Plaintiff has not plausibly alleged that any statements or actions by the NCSEAA are in any way
connected to any mistreatment in 1994 by NCSU, nor has she plausibly alleged that NCSEAA's
actions were taken in retaliation for plaintiffs earlier complaints. In other words, plaintiff has
failed to plausibly allege that NCSEAA's actions were intentionally discriminatory or were taken
because plaintiff had previously complained of sex discrimination. See, e.g., [DE 10 at 12] Pl's
Mem. Opp. (noting that NCSEAA's actions may or may not have been the result of intentional
bias). She therefore cannot rely on her January 2017 discovery to breathe life into the three-year
limitations period which is otherwise applicable under Title IX.

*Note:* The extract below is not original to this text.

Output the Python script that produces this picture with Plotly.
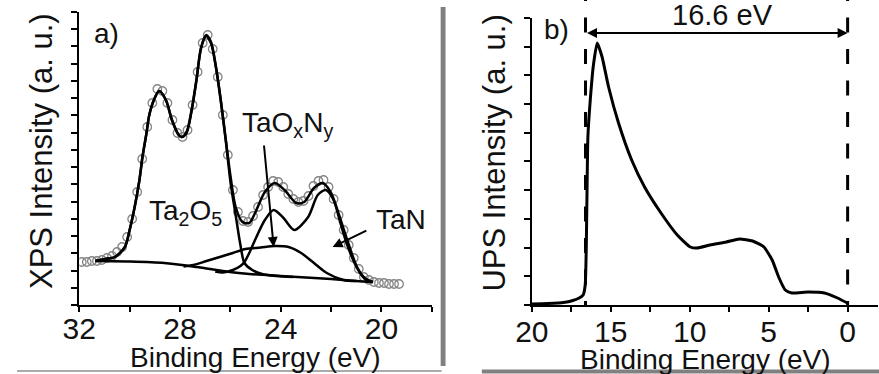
import plotly.graph_objects as go

# ---------------- data ----------------
# Panel a) XPS Ta 4f region
xps_E = [31.9, 31.7, 31.5, 31.3, 31.1, 30.9, 30.7, 30.5, 30.3, 30.1, 29.9, 29.7, 29.5, 29.3, 29.1,
         28.9, 28.7, 28.5, 28.3, 28.1, 27.9, 27.7, 27.5, 27.3, 27.1, 26.9, 26.7, 26.5, 26.3, 26.1,
         25.9, 25.7, 25.5, 25.3, 25.1, 24.9, 24.7, 24.5, 24.3, 24.1, 23.9, 23.7, 23.5, 23.3, 23.1,
         22.9, 22.7, 22.5, 22.3, 22.1, 21.9, 21.7, 21.5, 21.3, 21.1, 20.9, 20.7, 20.5, 20.3, 20.1,
         19.9, 19.7, 19.5, 19.3]
xps_counts = [43, 43, 44, 44, 45, 47, 49, 53, 58, 68, 86, 113, 146, 178, 202,
              216, 214, 202, 185, 172, 168, 175, 200, 233, 262, 270, 256, 228, 190, 150,
              115, 93, 84, 83, 89, 98, 110, 118, 124, 123, 118, 111, 106, 103, 104,
              109, 119, 124, 125, 118, 106, 90, 75, 60, 47, 36, 28, 25, 23, 22,
              22, 21, 21, 21]

fit_E = [31.36, 30.97, 30.58, 30.19, 30.00, 29.80, 29.61, 29.49, 29.33, 29.22, 29.02, 28.83, 28.56,
         28.32, 28.05, 27.93, 27.74, 27.54, 27.35, 27.16, 26.96, 26.77, 26.57, 26.38, 26.18, 25.99,
         25.79, 25.52, 25.25, 25.02, 24.63, 24.24, 23.85, 23.38, 23.07, 22.68, 22.33, 22.02, 21.71,
         21.36, 20.97, 20.66, 20.35]
fit_sum = [44, 46, 48, 58, 75, 98, 125, 148, 172, 190, 206, 214, 205,
           185, 170, 168, 173, 195, 225, 258, 270, 263, 238, 205, 165, 128,
           98, 83, 82, 92, 113, 122, 115, 102, 103, 117, 122, 113, 92,
           65, 38, 27, 23]

ta2o5_E = [31.36, 30.97, 30.58, 30.19, 30.00, 29.80, 29.61, 29.49, 29.33, 29.22, 29.02, 28.83, 28.56,
           28.32, 28.05, 27.93, 27.74, 27.54, 27.35, 27.16, 26.96, 26.77, 26.57, 26.38, 26.18, 25.99,
           25.79, 25.60, 25.44, 25.13, 24.74, 24.16, 23.5]
ta2o5_I = [44, 46, 48, 58, 75, 98, 125, 148, 172, 190, 206, 214, 205,
           185, 170, 168, 172, 194, 224, 257, 269, 262, 237, 204, 164, 122,
           90, 60, 42, 35, 31, 29, 28]

taoxny_E = [27.86, 27.47, 26.95, 26.42, 25.90, 25.40, 24.80, 24.24, 23.69, 23.19, 22.68, 22.17, 21.51, 21.0]
taoxny_I = [38.5, 40, 44, 48, 52, 56, 57.5, 59, 58, 52, 42, 32, 25, 24]

tan_E = [26.6, 26.3, 25.9, 25.6, 25.44, 25.25, 25.02, 24.63, 24.28, 23.89, 23.46, 22.91, 22.53,
         22.21, 21.90, 21.63, 21.36, 20.97, 20.66, 20.35]
tan_I = [33.5, 32.5, 35, 39, 43, 52, 65, 85, 95, 87, 75, 88, 110,
         115, 105, 82, 60, 37, 26, 23]

bg_E = [31.36, 30.0, 28.63, 27.35, 26.03, 25.25, 24.0, 23.0, 22.0, 21.0, 20.35]
bg_I = [44, 43.5, 42, 38, 33, 31, 29, 27.5, 26, 24, 23]

# Panel b) UPS spectrum
ups_E = [20.0, 19.0, 18.0, 17.4, 17.0, 16.75, 16.62, 16.55, 16.5, 16.45, 16.3, 16.1, 15.86, 15.55,
         15.14, 14.51, 13.68, 12.86, 11.82, 10.79, 9.96, 9.54, 8.71, 7.68, 6.85, 6.02, 5.3,
         4.78, 4.37, 3.95, 3.54, 2.5, 1.47, 0.64, 0.02]
ups_I = [1, 1.5, 2.5, 4.5, 7, 10, 20, 60, 120, 168, 205, 240, 262, 248,
         218, 182, 145, 118, 92, 70, 58, 57, 60, 63, 66, 64, 58,
         45, 28, 15, 12, 13, 12, 7, 2]

cutoff_E = 16.6
fermi_E = 0.0
width_label = "16.6 eV"

# ---------------- figure ----------------
W, H = 879, 374
FONT = "Liberation Sans, Arial, sans-serif"


def px(x):
    return x / W


def py(y):
    return 1 - y / H


fig = go.Figure()

fig.add_trace(go.Scatter(x=xps_E, y=xps_counts, mode="markers",
                         marker=dict(symbol="circle-open", size=8.5, color="#858585",
                                     line=dict(width=1.3)),
                         xaxis="x", yaxis="y", hoverinfo="skip"))
for xs, ys in [(bg_E, bg_I), (ta2o5_E, ta2o5_I), (taoxny_E, taoxny_I), (tan_E, tan_I), (fit_E, fit_sum)]:
    fig.add_trace(go.Scatter(x=xs, y=ys, mode="lines",
                             line=dict(color="black", width=2.5, shape="spline", smoothing=0.8),
                             xaxis="x", yaxis="y", hoverinfo="skip"))

fig.add_trace(go.Scatter(x=ups_E, y=ups_I, mode="lines",
                         line=dict(color="black", width=3, shape="spline", smoothing=0.5),
                         xaxis="x2", yaxis="y2", hoverinfo="skip"))

tickfont = dict(family=FONT, size=30, color="#111")
axis_common = dict(showline=True, linecolor="black", linewidth=2, ticks="outside",
                   tickcolor="black", showgrid=False, zeroline=False, mirror=False,
                   tickfont=tickfont)

fig.update_layout(
    width=W, height=H, margin=dict(l=0, r=0, t=0, b=0),
    paper_bgcolor="white", plot_bgcolor="white", showlegend=False,
    xaxis=dict(domain=[px(63.5), px(423)], range=[32, 18], anchor="y",
               tick0=0, dtick=4, ticklen=5, tickwidth=2, ticklabelstandoff=-9,
               minor=dict(dtick=2, ticklen=5, tickwidth=2, tickcolor="black", ticks="outside"),
               **axis_common),
    yaxis=dict(domain=[py(305), py(11.5)], range=[0, 293.5], anchor="x",
               tick0=0, dtick=17.25, ticklen=6, tickwidth=1.5, showticklabels=False,
               **axis_common),
    xaxis2=dict(domain=[px(525), px(878)], range=[20, -1.925], anchor="y2",
                tick0=0, dtick=5, ticklen=5, tickwidth=2, ticklabelstandoff=-6,
                minor=dict(dtick=2.5, ticklen=5, tickwidth=2, tickcolor="black", ticks="outside"),
                **axis_common),
    yaxis2=dict(domain=[py(305), py(17.5)], range=[0, 287.5], anchor="x2",
                tick0=0, dtick=28.72, ticklen=6, tickwidth=1.5, showticklabels=False,
                **axis_common),
)

ann = []


def txt(x, y, s, size, angle=0):
    ann.append(dict(x=px(x), y=py(y), xref="paper", yref="paper", text=s, showarrow=False,
                    font=dict(family=FONT, size=size, color="#111"), textangle=angle,
                    xanchor="center", yanchor="middle"))


txt(24.5, 151, "XPS Intensity (a. u.)", 31, -90)
txt(486, 153, "UPS Intensity (a. u.)", 31, -90)
txt(243, 357, "Binding Energy (eV)", 28)
txt(702, 359, "Binding Energy (eV)", 28)
txt(91, 33, "a)", 28)
txt(550, 30, "b)", 28)
txt(276, 124, "TaO<sub>x</sub>N<sub>y</sub>", 28)
txt(171.5, 212, "Ta<sub>2</sub>O<sub>5</sub>", 28)
txt(391.5, 219, "TaN", 28)
txt(719, 15, width_label, 29)

# arrows in panel a)
ann.append(dict(x=24.28, y=58, ax=24.67, ay=161, xref="x", yref="y", axref="x", ayref="y",
                text="", showarrow=True, arrowhead=2, arrowsize=1, arrowwidth=2, arrowcolor="black"))
ann.append(dict(x=21.94, y=58, ax=20.54, ay=75, xref="x", yref="y", axref="x", ayref="y",
                text="", showarrow=True, arrowhead=2, arrowsize=1, arrowwidth=2, arrowcolor="black"))
# double arrow in panel b)
ann.append(dict(x=fermi_E, y=272, ax=cutoff_E, ay=272, xref="x2", yref="y2", axref="x2", ayref="y2",
                text="", showarrow=True, arrowhead=2, startarrowhead=2, arrowside="end+start",
                arrowsize=1, startarrowsize=1, arrowwidth=2, arrowcolor="black"))
fig.update_layout(annotations=ann)

shapes = []
for e in (cutoff_E, fermi_E):
    shapes.append(dict(type="line", xref="x2", yref="paper", x0=e, x1=e, y0=py(-14), y1=py(305),
                       line=dict(color="black", width=3, dash="15px,16.5px")))
# gray frame pieces of the original figure
shapes.append(dict(type="rect", xref="paper", yref="paper", x0=px(432), x1=px(437), y0=py(366), y1=py(7),
                   fillcolor="#808080", line=dict(width=0)))
shapes.append(dict(type="line", xref="paper", yref="paper", x0=px(0), x1=px(433), y0=py(371), y1=py(371),
                   line=dict(color="#8f8f8f", width=1.5)))
shapes.append(dict(type="rect", xref="paper", yref="paper", x0=px(474), x1=px(879), y0=py(373.5), y1=py(369.5),
                   fillcolor="#808080", line=dict(width=0)))
fig.update_layout(shapes=shapes)

fig.write_html("out.html")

Further, although not raised as a defense, the Rule 12(b)(6) dismissal of plaintiffs prior
complaint in this Court is preclusive of plaintiffs claims arising out of her 1994 Ph.D. program
termination that plaintiff again raises here, despite that she attempts to rely on new evidence of
continued discrimination. See Federated Dep't Stores, Inc. v. Moitie, 452 U.S. 394, 398, 399 n. 3
(1981) (dismissal for failure to state a claim is final adjudicatipn on the merits for purposes of res
judicata); see also Clodfelter v. Republic ofSudan, 720 F.3d 199, 209 (4th Cir. 2013) (court may
consider resjudicata defense sua sponte). Finally, plaintiffs bare allegations concerning breach
of contract and deprivation of due process arising out of her termination from the Ph.D. program,
as well as her bare allegation of fraud against an employee of the NCSEAA, fail to state a plausible
claim for relief.
In sum, plaintiffs claims against the State of North Carolina itself are barred by Eleventh
Amendment immunity and plaintiffs claims under Title IX are either time-barred or she has failed
to state a claim. This court's prior judgment is further preclusive of plaintiffs allegations arising
out of her 1994 termination from the College of Veterinary Medicine, and plaintiff has failed to
provide any factual allegations which would support a claim for breach of contract, deprivation of
due process, or fraud, and she has therefore failed to state a claim upon which relief can be granted.
It is for these reasons that defendant's motion to dismiss [DE 7] is GRANTED and plaintiffs
complaint is in its entirety DISMISSED.
SO ORDERED, this _i_ day of February, 2018.